Yeni Biçem dergisinde değişik bir öykü biçemi denemesi

Ömrüm Geçen Bir Sağanak Gibi IV

Yeni Biçem Aylık Edebiyat dergisi Kasım 1996’da dördüncü yıl ve 43.sayısını çıkarmış. Bursa’da basılan Ramis Dara ve Hilmi Haşal’ın emeğiyle çıkan bir dergi. Aylık çıkıyormuş ve dergi fiyatı 100.000.-TL.ymiş.           

Benim bu sayının25.sayfasında, sonradan Astak Kum Saatinde Akarken kitabıma aldığım Deniz Taştı öyküm var. Bu öykü klasik yazım tekniklerinin dışında yazılmış, yeni bir biçem arayışı olan bir öyküdür. Metaforların yanında yazı puntolarıyla oynanarak şekilsel zenginleştirme yapma denemesidir. Gerçekler dik harflerle verilirken, duygular italik ve farklı puntolarla verilir.

Adı Deniz olan bir kadının doğum yapma öyküsüdür. Kadının karnındaki çocukla duygusal bağını anlatırken, doğumu bir tür kopuş olarak hissetmesi, ondan ayrılmak istemeyişini, sancının başladığı andan itibaren yaşadığı duygusal çalkantıları ve fiziksel acıları metaforlarla anlatır. Sancının verdiği acı önce küçük, öykünün içinde giderek büyüyen, koyu renge dönüşen puntolarla “Anne” sözcüğü ile verilir.  Uzun bir öyküdür ve 26. Sayfayı Musa Öz’ün Çocukluk Gelgitleri şiiriyle paylaşmıştır. 28.sayfadaki devamını ise Arif Madanoğlu’nun Gökçe-Yazın Güncesi şiiriyle. Doğum eylemini denizdeki zorlu bir fırtına metaforuyla anlatan öykü kadın olmanın en zorlu, en güçlü, en güçsüz, en önemli, en korkunç, en sarıp sarmalayan unsurlarını denizle anlatır. Nabız atışı-sancı göndermesi “deniz” sözcüğünün tekrarlarıyla verilmiştir ve en son “denizin taşma” eylemiyle doğum gerçekleşir.

“Deniz,deniz,deniz!!!

Deniz taşmıştı!

Sonra bir martı havalandı çığlık çığlığa gökyüzüne… ve yavaş yavaş sakinleşti deniz. Eski yatağına geri çekildi. Derin yarıklara benzeyen yüzü pürüzsüzleşti. Sesi küçük mırıltılı ninnilere dönüştü.
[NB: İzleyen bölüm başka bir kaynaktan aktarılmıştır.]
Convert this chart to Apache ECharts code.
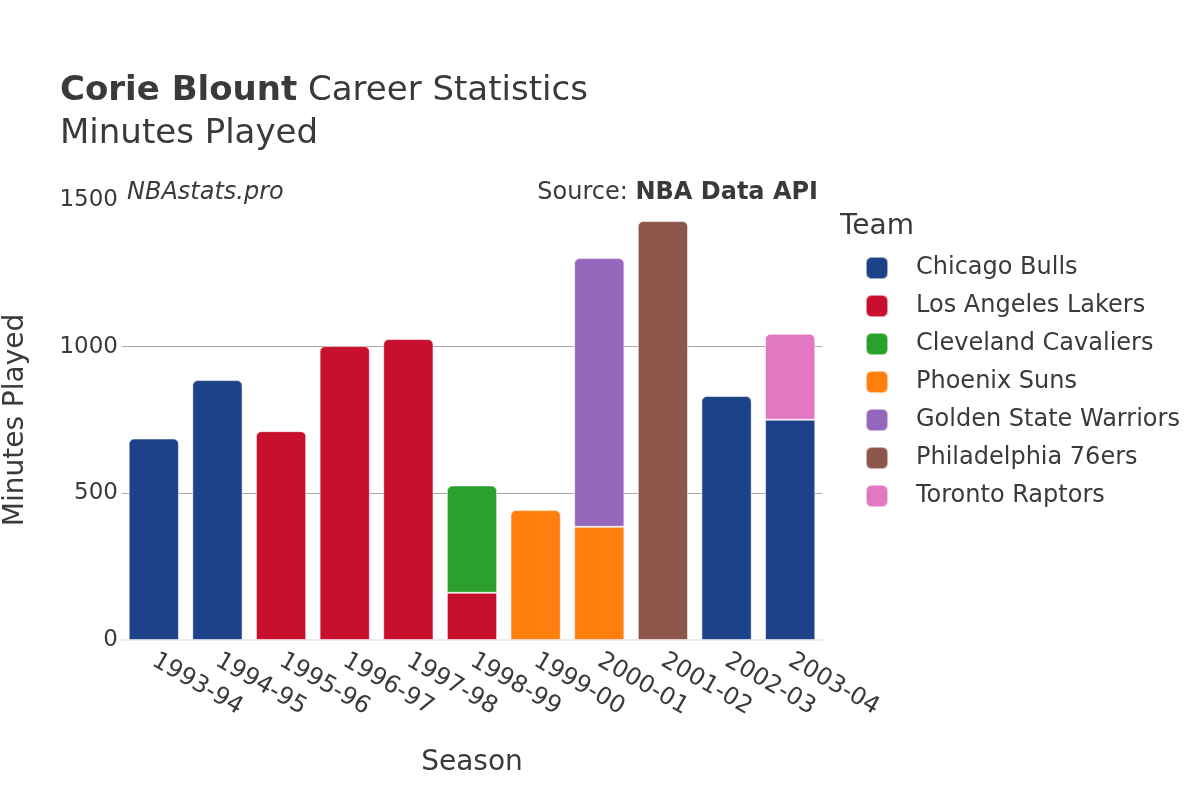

Havalanan martı geri dönüp denizin üzerine konduğunda, sakin ve kendine kucak açmış, ona yiyeceğini sunan şefkatli sular buldu.”
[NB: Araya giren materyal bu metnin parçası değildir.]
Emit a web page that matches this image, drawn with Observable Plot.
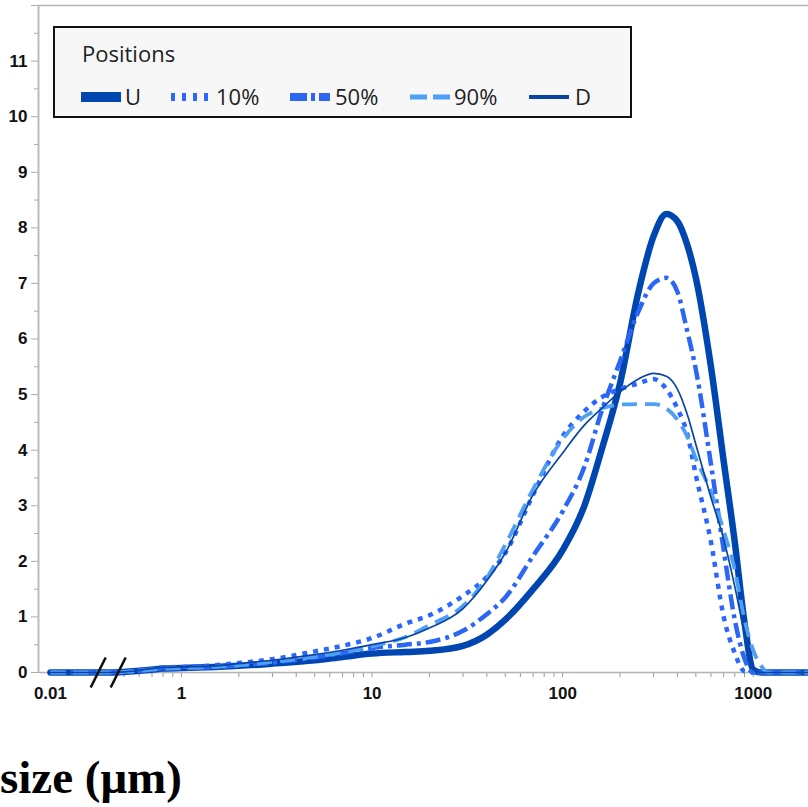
<!DOCTYPE html>
<html>
<head>
<meta charset="utf-8">
<script src="https://cdn.jsdelivr.net/npm/d3@7"></script>
<script src="https://cdn.jsdelivr.net/npm/@observablehq/plot@0.6"></script>
<style>
  html, body { margin: 0; padding: 0; background: #fff; }
  #wrap { position: relative; width: 808px; height: 807px; overflow: hidden; }
  #chart { position: absolute; left: 0; top: 0; }
  #chart svg text {
    font-family: "Liberation Sans", Arial, sans-serif !important;
    font-size: 17px !important; font-weight: bold !important; fill: #111 !important; }
  #legend { position: absolute; left: 53px; top: 26px; }
  #xtitle { position: absolute; left: 0; top: 754px; font-family: "Liberation Serif", serif; font-weight: bold; font-size: 47px; line-height: 47px; color: #000; white-space: nowrap; }
</style>
</head>
<body>
<div id="wrap">
  <div id="chart"></div>
  <svg id="legend" width="579" height="92"></svg>
  <div id="xtitle">size (μm)</div>
</div>
<script>
// ---- data (particle size in µm, volume %) ----
const sizes = [0.01, 0.4, 0.5, 0.6, 0.7, 0.8, 1, 1.5, 2, 3, 5, 7, 10, 15, 20, 30, 40, 50, 70, 100, 130, 160, 200, 250, 300, 350, 400, 450, 500, 600, 700, 800, 900, 1000, 1100, 1200, 2000];
const valuesU   = [0, 0, 0.01, 0.03, 0.05, 0.07, 0.08, 0.10, 0.12, 0.16, 0.22, 0.28, 0.34, 0.37, 0.39, 0.48, 0.68, 0.95, 1.50, 2.20, 3.00, 4.00, 5.20, 6.85, 7.85, 8.25, 8.12, 7.70, 7.10, 5.50, 3.80, 2.35, 0.90, 0.05, 0, 0, 0];
const values10  = [0, 0, 0.01, 0.04, 0.07, 0.09, 0.10, 0.13, 0.17, 0.24, 0.38, 0.48, 0.62, 0.88, 1.03, 1.38, 1.72, 2.15, 3.20, 4.25, 4.70, 4.95, 5.10, 5.20, 5.28, 5.10, 4.75, 4.30, 3.55, 2.35, 1.00, 0.35, 0.02, 0, 0, 0, 0];
const values50  = [0, 0, 0.01, 0.03, 0.05, 0.07, 0.08, 0.10, 0.13, 0.18, 0.27, 0.35, 0.44, 0.50, 0.55, 0.75, 1.05, 1.35, 2.10, 2.90, 3.70, 4.70, 5.60, 6.50, 7.00, 7.10, 6.85, 6.15, 5.45, 3.75, 2.20, 0.95, 0.25, 0, 0, 0, 0];
const values90  = [0, 0, 0.01, 0.03, 0.05, 0.07, 0.08, 0.10, 0.13, 0.19, 0.28, 0.36, 0.47, 0.64, 0.85, 1.20, 1.70, 2.30, 3.30, 4.20, 4.60, 4.75, 4.82, 4.83, 4.83, 4.75, 4.55, 4.25, 3.85, 3.25, 2.55, 1.85, 0.95, 0.40, 0.12, 0, 0];
const valuesD   = [0, 0, 0.01, 0.04, 0.07, 0.09, 0.10, 0.12, 0.16, 0.22, 0.32, 0.40, 0.50, 0.63, 0.80, 1.15, 1.65, 2.15, 3.20, 3.95, 4.45, 4.75, 5.05, 5.28, 5.38, 5.33, 5.10, 4.65, 4.10, 3.15, 2.40, 1.55, 0.70, 0.05, 0, 0, 0];
const seriesNames = ["U", "10%", "50%", "90%", "D"];
const xLabelTicks = [0.01, 1, 10, 100, 1000];
const xMinorTicks = [0.5, 0.6, 0.7, 0.8, 0.9, 2, 3, 4, 5, 6, 7, 8, 9, 20, 30, 40, 50, 60, 70, 80, 90, 200, 300, 400, 500, 600, 700, 800, 900];
const yMajorTicks = [0, 1, 2, 3, 4, 5, 6, 7, 8, 9, 10, 11, 12];
const yMinorTicks = [0.5, 1.5, 2.5, 3.5, 4.5, 5.5, 6.5, 7.5, 8.5, 9.5, 10.5, 11.5];
const axisBreak = 0.4;   // µm: below this the log axis is compressed (// marks)
const xExtent = [0.0045, 1950];

// ---- styles ----
const colors = {"U": "#0046b0", "10%": "#2a66ff", "50%": "#2c66f5", "90%": "#4f9ff5", "D": "#0a45a4"};
const widths = {"U": 6.5, "10%": 4.5, "50%": 4.5, "90%": 3.8, "D": 1.7};
const dashes = {"U": null, "10%": "5 6", "50%": "15 5 4 5", "90%": "15 8", "D": null};

// broken log axis: log10 above the break, compressed log below it
const K = 0.18087;
function pos(s) {
  const L = Math.log10(s), B = Math.log10(axisBreak);
  return s >= axisBreak ? L : B - (B - L) * K;
}

const valueArrays = {"U": valuesU, "10%": values10, "50%": values50, "90%": values90, "D": valuesD};
const rows = seriesNames.flatMap(name => sizes.map((s, i) => ({series: name, size: s, p: pos(s), v: valueArrays[name][i]})));

const labelMap = new Map(xLabelTicks.map(t => [pos(t), String(t)]));

const slash = {
  draw(ctx) {
    ctx.moveTo(-15, 15); ctx.lineTo(0, -15);
    ctx.moveTo(5, 15); ctx.lineTo(20, -15);
  }
};

const lineMarks = seriesNames.map(name => Plot.line(rows.filter(r => r.series === name), {
  x: "p", y: "v", curve: "monotone-x",
  stroke: colors[name], strokeWidth: widths[name],
  strokeDasharray: dashes[name] || undefined,
  strokeLinejoin: "round", strokeLinecap: dashes[name] ? "butt" : "round"
}));

const chart = Plot.plot({
  width: 808, height: 720,
  marginLeft: 38, marginRight: 0, marginTop: 5, marginBottom: 48,
  x: {type: "linear", domain: xExtent.map(pos)},
  y: {type: "linear", domain: [0, 12]},
  style: {background: "transparent", overflow: "visible"},
  marks: [
    Plot.ruleY([12], {stroke: "#b4b4b4", strokeWidth: 1.5}),
    Plot.axisY(yMinorTicks, {tickSize: 4, tickFormat: () => "", stroke: "#aaa", label: null}),
    Plot.axisY(yMajorTicks.filter(t => t < 12), {tickSize: 7, tickPadding: 4, stroke: "#aaa", fill: "#111",
      tickFormat: d => String(d), label: null}),
    Plot.axisY([12], {tickSize: 7, tickFormat: () => "", stroke: "#aaa", label: null}),
    Plot.axisX(xMinorTicks.map(pos), {tickSize: 5, tickFormat: () => "", stroke: "#999", label: null}),
    Plot.axisX([1, 10, 100, 1000].map(pos), {tickSize: 5, tickPadding: 9, stroke: "#999", fill: "#111",
      tickFormat: p => labelMap.get(p), label: null}),
    Plot.axisX([0.01].map(pos), {tickSize: 0, tickPadding: 14, fill: "#111",
      tickFormat: p => labelMap.get(p), label: null}),
    Plot.ruleY([0], {stroke: "#b4b4b4", strokeWidth: 1.5}),
    Plot.ruleX([pos(xExtent[0])], {stroke: "#bcbcbc", strokeWidth: 2}),
    ...lineMarks,
    Plot.dot([axisBreak], {x: d => pos(d), y: () => 0, symbol: slash, r: 10, stroke: "#111", strokeWidth: 2.6, fill: "none"})
  ]
});
document.getElementById("chart").appendChild(chart);

// ---- legend ----
const lg = d3.select("#legend");
lg.append("rect").attr("x", 1).attr("y", 1).attr("width", 577).attr("height", 90)
  .attr("fill", "#f7f7f7").attr("stroke", "#111").attr("stroke-width", 2);
lg.append("text").attr("x", 29).attr("y", 36).text("Positions")
  .attr("font-family", '"Open Sans", sans-serif').attr("font-size", 22).attr("fill", "#222");
const legendItems = [
  {name: "U",   x0: 28,  tx: 72,  w: 10},
  {name: "10%", x0: 118, tx: 163, w: 8, dash: "4 7"},
  {name: "50%", x0: 237, tx: 282, w: 8, dash: "17 4 4 4"},
  {name: "90%", x0: 357, tx: 401, w: 5, dash: "17 6"},
  {name: "D",   x0: 476, tx: 522, w: 4}
];
for (const it of legendItems) {
  const ln = lg.append("line").attr("x1", it.x0).attr("x2", it.x0 + 40).attr("y1", 71).attr("y2", 71)
    .attr("stroke", colors[it.name]).attr("stroke-width", it.w);
  if (it.dash) ln.attr("stroke-dasharray", it.dash);
  lg.append("text").attr("x", it.tx).attr("y", 79).text(it.name)
    .attr("font-family", '"Open Sans", sans-serif').attr("font-size", 22).attr("fill", "#222");
}
</script>
</body>
</html>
Böyle sonlanır Deniz Taştı. 1996’da yayımlanan bu öyküm çok eskiden yazılmıştı. Daha anne olmamıştım. Ama kimseyi buna inandıramadığımı itiraf etmeliyim. Öykünün özellikle kadınları etkilediğini fark ettim.  Beni etkileyen ise yazarken duyduğum heyecan ve aldığım tepkilerle düş gücümün iyi bir noktada olduğuydu.